There’s a moment in every great jazz set where everything falls together, magically, like a platonic ideal of a Tetris game, and the music becomes effortlessly self-generating. That moment came at the midpoint of “Pensativa,” during the first set by vocalist La Tanya Hall and the Unison Trio last night at Cleveland’s Bop Stop.
It’s not like you couldn’t hear it coming (and it wasn’t the high point of the show, but more about that in a moment). Pianist Andy Milne’s solo was sparkling and full of piquant harmonic asides, but when bassist John Hébert walked four and drummer Clarence Penn shifted from an airy but emphatic “Poinciana” beat into classic tipping rhythm, well, the band levitated.
You wouldn’t expect much less with musicians of that reputation and caliber. Hall might not be as well known, but she should be. With poised assurance, she delivered ten songs, nine of them from her excellent new CD, “Say Yes” and a ringer, a lovely, imaginative arrangement of the ancient Christmas carol “We Three Kings.”
There was one standard, “Ev’ry Time We Say Goodbye,” and it was delivered as an encore with hushed concentration.
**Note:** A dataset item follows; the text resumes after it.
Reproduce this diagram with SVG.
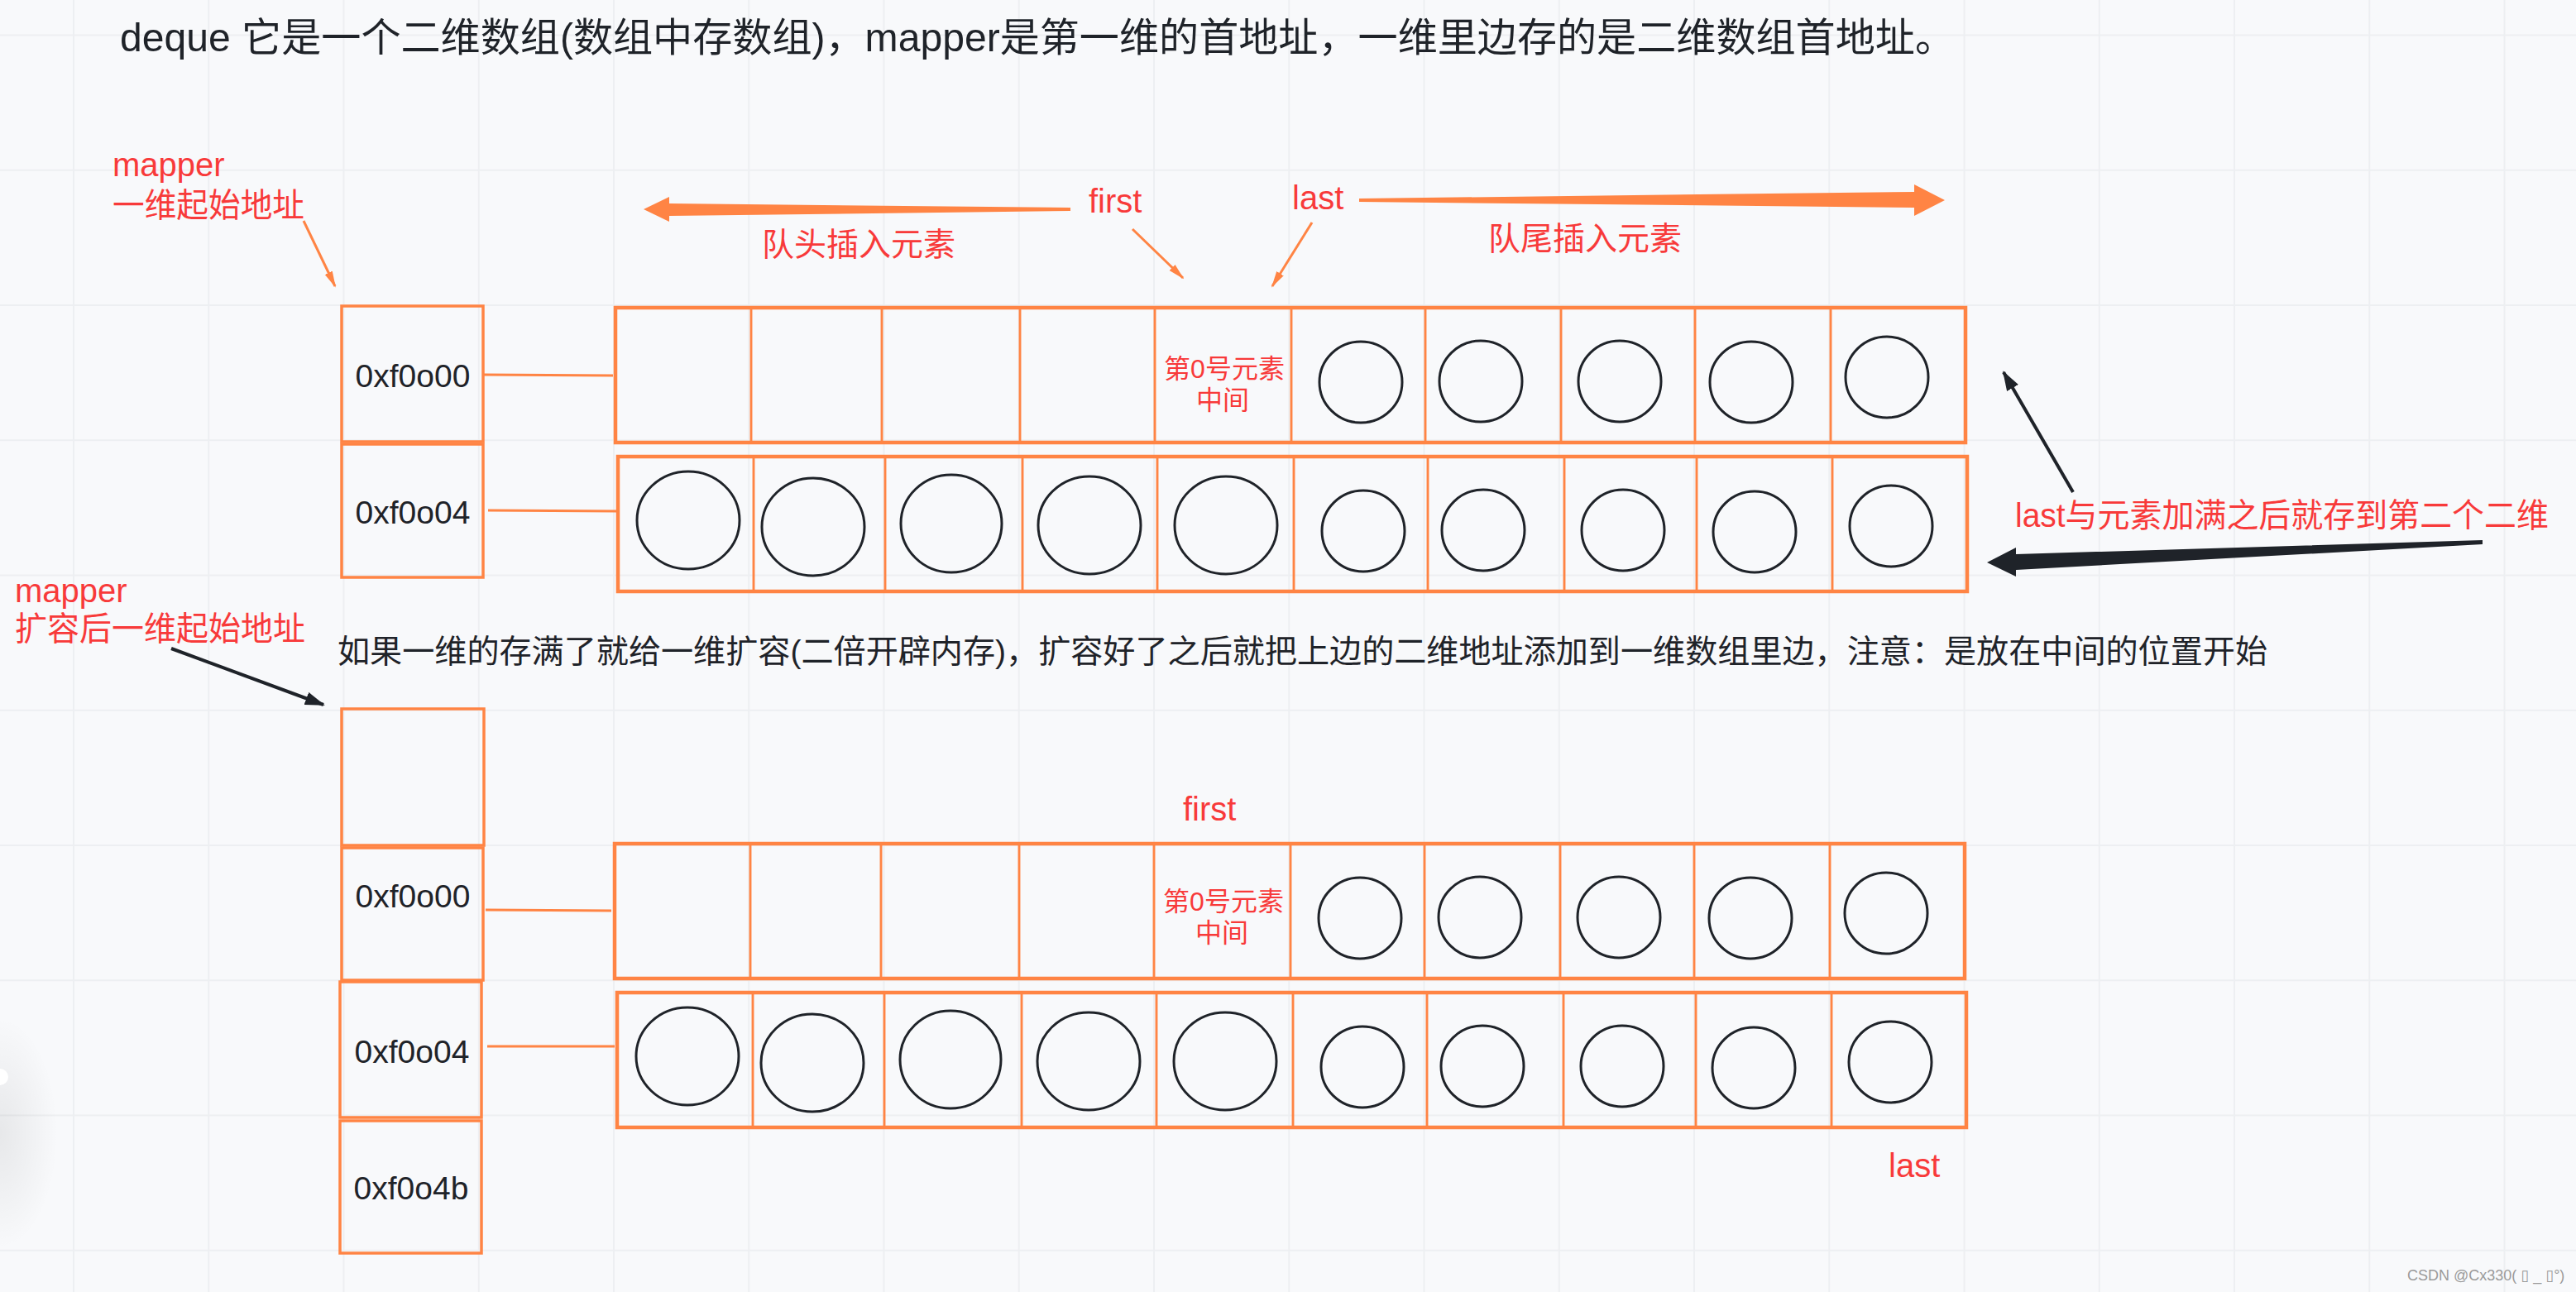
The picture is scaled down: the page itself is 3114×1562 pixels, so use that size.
<svg xmlns="http://www.w3.org/2000/svg" width="3114" height="1562" viewBox="0 0 3114 1562">
<defs>
<style>
.bg{fill:#F8F9FB}
.grid{stroke:#EDEFF2;stroke-width:2}
.cell{fill:none;stroke:#FF8444;stroke-width:2.5}
.outer{fill:none;stroke:#FF8444;stroke-width:4.5}
.mbox{fill:none;stroke:#FF8444;stroke-width:3.5}
.circ{fill:none;stroke:#1F2329;stroke-width:3}
.link{stroke:#FF8444;stroke-width:3;fill:none}
.oarrow{stroke:#FF8444;stroke-width:3;fill:none}
.barrow{stroke:#1F2329;stroke-width:4;fill:none}
.t{font-family:"Liberation Sans","Noto Sans CJK SC",sans-serif}
.title{font-size:48px;fill:#1F2329}
.body{font-size:39px;fill:#1F2329}
.red{font-size:40px;fill:#F83A3A}
.red39{font-size:39px;fill:#F83A3A}
.small{font-size:32px;fill:#F83A3A}
.addr{font-size:39px;fill:#1F2329}
.wm{font-family:"Liberation Sans","DejaVu Sans",sans-serif;font-size:18px;fill:#9A9A9A}
</style>
<marker id="mo" markerUnits="userSpaceOnUse" markerWidth="20" markerHeight="12" refX="18" refY="6" orient="auto">
<path d="M0,1 L20,6 L0,11 z" fill="#FF8444"/>
</marker>
<marker id="mb" markerUnits="userSpaceOnUse" markerWidth="24" markerHeight="16" refX="22" refY="8" orient="auto">
<path d="M0,0 L24,8 L0,16 z" fill="#1F2329"/>
</marker>
<radialGradient id="sh" cx="0.5" cy="0.5" r="0.5">
<stop offset="0" stop-color="#000" stop-opacity="0.07"/>
<stop offset="1" stop-color="#000" stop-opacity="0"/>
</radialGradient>
</defs>

<rect class="bg" x="0" y="0" width="3114" height="1562"/>
<g id="grid">
<path class="grid" d="M89,0V1562 M252.25,0V1562 M415.5,0V1562 M578.75,0V1562 M742,0V1562 M905.25,0V1562 M1068.5,0V1562 M1231.75,0V1562 M1395,0V1562 M1558.25,0V1562 M1721.5,0V1562 M1884.75,0V1562 M2048,0V1562 M2211.25,0V1562 M2374.5,0V1562 M2537.75,0V1562 M2701,0V1562 M2864.25,0V1562 M3027.5,0V1562"/>
<path class="grid" d="M0,42.5H3114 M0,205.75H3114 M0,369H3114 M0,532.25H3114 M0,695.5H3114 M0,858.75H3114 M0,1022H3114 M0,1185.25H3114 M0,1348.5H3114 M0,1511.75H3114"/>
</g>
<g id="edge-blob">
<ellipse cx="0" cy="1370" rx="70" ry="140" fill="url(#sh)"/>
<circle cx="0" cy="1302" r="10" fill="#FFFFFF"/>
</g>

<text class="t title" x="145" y="62" textLength="2218" lengthAdjust="spacingAndGlyphs">deque 它是一个二维数组(数组中存数组)，mapper是第一维的首地址，一维里边存的是二维数组首地址。</text>

<g id="label-mapper-top"><text class="t red" x="136" y="213">mapper</text><text class="t red" x="136" y="262" textLength="232" lengthAdjust="spacingAndGlyphs">一维起始地址</text></g>
<g id="label-first-top"><text class="t red" x="1316" y="257">first</text></g>
<g id="label-last-top"><text class="t red" x="1562" y="253">last</text></g>
<g id="label-head"><text class="t red39" x="921" y="309">队头插入元素</text></g>
<g id="label-tail"><text class="t red39" x="1799" y="302">队尾插入元素</text></g>
<g id="label-last-full"><text class="t red" x="2436" y="637" textLength="645" lengthAdjust="spacingAndGlyphs">last与元素加满之后就存到第二个二维</text></g>
<g id="label-mapper-mid"><text class="t red" x="18" y="728">mapper</text><text class="t red" x="18" y="774" textLength="351" lengthAdjust="spacingAndGlyphs">扩容后一维起始地址</text></g>
<g id="label-expand"><text class="t body" x="408" y="801" textLength="2333" lengthAdjust="spacingAndGlyphs">如果一维的存满了就给一维扩容(二倍开辟内存)，扩容好了之后就把上边的二维地址添加到一维数组里边，注意：是放在中间的位置开始</text></g>
<g id="label-first-bottom"><text class="t red" x="1430" y="992">first</text></g>
<g id="label-last-bottom"><text class="t red" x="2283" y="1423">last</text></g>

<!-- top mapper -->
<g id="map-top-0"><rect class="mbox" x="413" y="370" width="171" height="164"/><text class="t addr" x="499" y="468" text-anchor="middle">0xf0o00</text></g>
<g id="map-top-1"><rect class="mbox" x="413" y="537" width="171" height="161"/><text class="t addr" x="499" y="633" text-anchor="middle">0xf0o04</text></g>

<!-- top row 1 -->
<g id="row-top-1">
<rect class="cell" x="744" y="372" width="164" height="163"/>
<rect class="cell" x="908" y="372" width="158" height="163"/>
<rect class="cell" x="1066" y="372" width="167" height="163"/>
<rect class="cell" x="1233" y="372" width="163" height="163"/>
<rect class="cell" x="1396" y="372" width="165" height="163"/>
<rect class="cell" x="1561" y="372" width="162" height="163"/>
<rect class="cell" x="1723" y="372" width="164" height="163"/>
<rect class="cell" x="1887" y="372" width="162" height="163"/>
<rect class="cell" x="2049" y="372" width="164" height="163"/>
<rect class="cell" x="2213" y="372" width="163" height="163"/>
<rect class="outer" x="744" y="372" width="1632" height="163"/>
<text class="t small" x="1480" y="457" text-anchor="middle">第0号元素</text>
<text class="t small" x="1478" y="495" text-anchor="middle">中间</text>
<ellipse class="circ" cx="1645" cy="462" rx="50" ry="49"/>
<ellipse class="circ" cx="1790" cy="461" rx="50" ry="49"/>
<ellipse class="circ" cx="1958" cy="461" rx="50" ry="49"/>
<ellipse class="circ" cx="2117" cy="462" rx="50" ry="49"/>
<ellipse class="circ" cx="2281" cy="456" rx="50" ry="49"/>
</g>
<!-- top row 2 -->
<g id="row-top-2">
<rect class="cell" x="747" y="552" width="164" height="163"/>
<rect class="cell" x="911" y="552" width="159" height="163"/>
<rect class="cell" x="1070" y="552" width="166" height="163"/>
<rect class="cell" x="1236" y="552" width="163" height="163"/>
<rect class="cell" x="1399" y="552" width="165" height="163"/>
<rect class="cell" x="1564" y="552" width="162" height="163"/>
<rect class="cell" x="1726" y="552" width="165" height="163"/>
<rect class="cell" x="1891" y="552" width="160" height="163"/>
<rect class="cell" x="2051" y="552" width="164" height="163"/>
<rect class="cell" x="2215" y="552" width="163" height="163"/>
<rect class="outer" x="747" y="552" width="1631" height="163"/>
<ellipse class="circ" cx="832" cy="629" rx="62" ry="59"/>
<ellipse class="circ" cx="983" cy="637" rx="62" ry="59"/>
<ellipse class="circ" cx="1150" cy="633" rx="61" ry="59"/>
<ellipse class="circ" cx="1317" cy="635" rx="62" ry="59"/>
<ellipse class="circ" cx="1482" cy="635" rx="62" ry="59"/>
<ellipse class="circ" cx="1648" cy="642" rx="50" ry="49"/>
<ellipse class="circ" cx="1793" cy="641" rx="50" ry="49"/>
<ellipse class="circ" cx="1962" cy="641" rx="50" ry="49"/>
<ellipse class="circ" cx="2121" cy="643" rx="50" ry="49"/>
<ellipse class="circ" cx="2286" cy="636" rx="50" ry="49"/>
</g>

<!-- bottom mapper -->
<g id="map-bot-empty"><rect class="mbox" x="413" y="857" width="172" height="165"/></g>
<g id="map-bot-0"><rect class="mbox" x="413" y="1025" width="171" height="160"/><text class="t addr" x="499" y="1097" text-anchor="middle">0xf0o00</text></g>
<g id="map-bot-1"><rect class="mbox" x="411" y="1187" width="171" height="164"/><text class="t addr" x="498" y="1285" text-anchor="middle">0xf0o04</text></g>
<g id="map-bot-2"><rect class="mbox" x="411" y="1355" width="171" height="160"/><text class="t addr" x="497" y="1450" text-anchor="middle">0xf0o4b</text></g>

<!-- bottom row 1 -->
<g id="row-bot-1" transform="translate(-1,648)">
<rect class="cell" x="744" y="372" width="164" height="163"/>
<rect class="cell" x="908" y="372" width="158" height="163"/>
<rect class="cell" x="1066" y="372" width="167" height="163"/>
<rect class="cell" x="1233" y="372" width="163" height="163"/>
<rect class="cell" x="1396" y="372" width="165" height="163"/>
<rect class="cell" x="1561" y="372" width="162" height="163"/>
<rect class="cell" x="1723" y="372" width="164" height="163"/>
<rect class="cell" x="1887" y="372" width="162" height="163"/>
<rect class="cell" x="2049" y="372" width="164" height="163"/>
<rect class="cell" x="2213" y="372" width="163" height="163"/>
<rect class="outer" x="744" y="372" width="1632" height="163"/>
<text class="t small" x="1480" y="453" text-anchor="middle">第0号元素</text>
<text class="t small" x="1478" y="491" text-anchor="middle">中间</text>
<ellipse class="circ" cx="1645" cy="462" rx="50" ry="49"/>
<ellipse class="circ" cx="1790" cy="461" rx="50" ry="49"/>
<ellipse class="circ" cx="1958" cy="461" rx="50" ry="49"/>
<ellipse class="circ" cx="2117" cy="462" rx="50" ry="49"/>
<ellipse class="circ" cx="2281" cy="456" rx="50" ry="49"/>
</g>
<!-- bottom row 2 -->
<g id="row-bot-2" transform="translate(-1,648)">
<rect class="cell" x="747" y="552" width="164" height="163"/>
<rect class="cell" x="911" y="552" width="159" height="163"/>
<rect class="cell" x="1070" y="552" width="166" height="163"/>
<rect class="cell" x="1236" y="552" width="163" height="163"/>
<rect class="cell" x="1399" y="552" width="165" height="163"/>
<rect class="cell" x="1564" y="552" width="162" height="163"/>
<rect class="cell" x="1726" y="552" width="165" height="163"/>
<rect class="cell" x="1891" y="552" width="160" height="163"/>
<rect class="cell" x="2051" y="552" width="164" height="163"/>
<rect class="cell" x="2215" y="552" width="163" height="163"/>
<rect class="outer" x="747" y="552" width="1631" height="163"/>
<ellipse class="circ" cx="832" cy="629" rx="62" ry="59"/>
<ellipse class="circ" cx="983" cy="637" rx="62" ry="59"/>
<ellipse class="circ" cx="1150" cy="633" rx="61" ry="59"/>
<ellipse class="circ" cx="1317" cy="635" rx="62" ry="59"/>
<ellipse class="circ" cx="1482" cy="635" rx="62" ry="59"/>
<ellipse class="circ" cx="1648" cy="642" rx="50" ry="49"/>
<ellipse class="circ" cx="1793" cy="641" rx="50" ry="49"/>
<ellipse class="circ" cx="1962" cy="641" rx="50" ry="49"/>
<ellipse class="circ" cx="2121" cy="643" rx="50" ry="49"/>
<ellipse class="circ" cx="2286" cy="636" rx="50" ry="49"/>
</g>

<g id="connectors">
<line class="link" x1="585" y1="453" x2="741" y2="454"/>
<line class="link" x1="590" y1="617" x2="745" y2="618"/>
<line class="link" x1="587" y1="1100" x2="739" y2="1101"/>
<line class="link" x1="589" y1="1265" x2="743" y2="1265"/>
<line class="oarrow" x1="367" y1="267" x2="405" y2="346" marker-end="url(#mo)"/>
<line class="oarrow" x1="1369" y1="277" x2="1430" y2="336" marker-end="url(#mo)"/>
<line class="oarrow" x1="1586" y1="269" x2="1538" y2="346" marker-end="url(#mo)"/>
<polygon fill="#FF8444" points="778,253 809,238 809,246 1294,251 1294,255 809,261 809,268"/>
<polygon fill="#FF8444" points="1643,240 2314,232 2314,223 2351,242 2314,261 2314,251 1643,244"/>
<line class="barrow" x1="2506" y1="595" x2="2422" y2="450" marker-end="url(#mb)"/>
<polygon fill="#1F2329" points="2402,680 2437,662 2437,670 3001,653 3001,658 2437,689 2437,697"/>
<line class="barrow" x1="207" y1="784" x2="391" y2="852" marker-end="url(#mb)"/>
</g>

<text class="wm" x="2910" y="1548">CSDN @Cx330( ▯ _ ▯°)</text>
</svg>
Most of the selections came from jazz, a pair of Monk tunes, “Pannonica” and a sassy “Well You Needn’t” that was enlivened by Penn’s NOLA second-line beat. Hall also seduced the audience with a playful “Jitterbug Waltz” where she and Milne, her husband, played will-they-or-won’t-they with the beat during an extended tag on the words “come on.” And that’s just what it was: a come-on, and a delightful one.
But among Waller, Monk, Clare Fischer, Benny Golson and other luminaries, composer’s pride of place went to Joni Mitchell, whose “The Fiddle and the Drum” received a cinematic reading of quietly devastating power. Milne, who presumably did the arrangement, opened by “bowing” a single piano string while Hébert added spooky arco shudders. Penn’s muffled snare tattoos sounded from the eerie quiet of a battlefield at night. Hall intoned Mitchell’s questioning lyrics with an earnestness touched by sadness and launched a phantasmagoric, PTSD flashback of a piano solo by Milne on the words “and so once again” that only returned to the harmony, like a wounded soldier to consciousness, on the final line.
This was music made by and for adults, unafraid of mastery and aware of its own integrity. It was everyone’s idea of what a jazz vocal performance should be, and it was so much more. Hall teaches at nearby Oberlin and should return just as soon as she and the trio can get some new material together. Rumor has it that the trio without Hall will return to support a spring release of a new record on Sunnyside. Like last evening’s show, it promises musicmaking on an Olympian level.